先月発表された「中期経営戦略2025」によると、北九州・福岡・山口宇部空港周辺を「ドミナント戦略エリア」 とし、旅マエ・旅アトを含めた移動の付加価値を地上交通・外部事業者と連携して提供し、当該エリアでの利便性を上げ、3空港をゲートウェイとして往復利用を促進し旅客数増へつなげる、としています。

すでに、北九州周辺の観光地まで行きやすくして魅力を高めることを目指し、JR九州の乗り放題周遊チケットをスターフライヤーの機内で限定発売したり、地元のタクシー会社である第一交通産業が北九州空港と北九州市内を結ぶ相乗りタクシーの運行を行うなどの連携が実施されています。

また、長崎県佐世保市に本社を置く株式会社ジャパネットホールディングスと、機内エンターテインメントサービス・物販事業・旅行事業における連携強化等を目的とした資本業務提携を実施しています。ちなみに、今回搭乗した機内では、ジャパネットの子会社であるBSJapanextの番組がプログラムとして提供されていました。

事業戦略(新規事業)
出典:中期経営戦略2025

一方、昨年6月に就任した町田社長は、日経産業新聞でのインタビューで、独自路線で高い顧客満足度を維持してきたことを踏まえ、創業以来の方向性は間違っていない、変えるつもりもないと語り、低価格路線と距離を置く姿勢を見せています。リストラやサービス品質の低下につながるコスト削減も否定しています。そのうえで、「スターフライヤーが11年連続で顧客満足度1位をとれたのは、常に新しいことに挑戦してきたからだ。1番であっても1番を目指す挑戦心を大切にして、他社のマネではない新しいサービスをお客様に提供できるようにしたい」と語っています。2022年度(2023年3月期)では、 2018 年度以来の最終黒字を達成しています(営業赤字と経常赤字は継続)。

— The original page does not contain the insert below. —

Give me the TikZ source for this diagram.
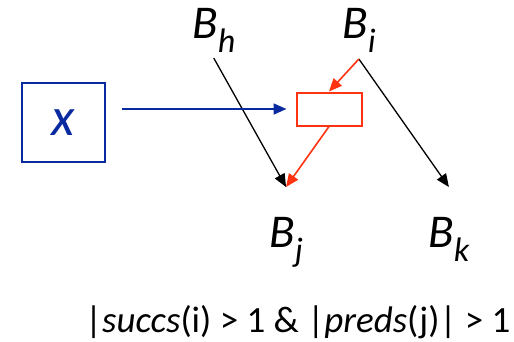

今年のゴールデンウィークは、日によってはコロナ禍前の2019年を上回る国内移動(県境をまたぐ移動)の旅行者数を記録していたようです。観光業界もいよいよAfterコロナに入っていく中で、スターフライヤーが新しい挑戦を続けながら高い顧客満足度を生かして業績を回復できるのか、期待しながら注目していきたいと思います。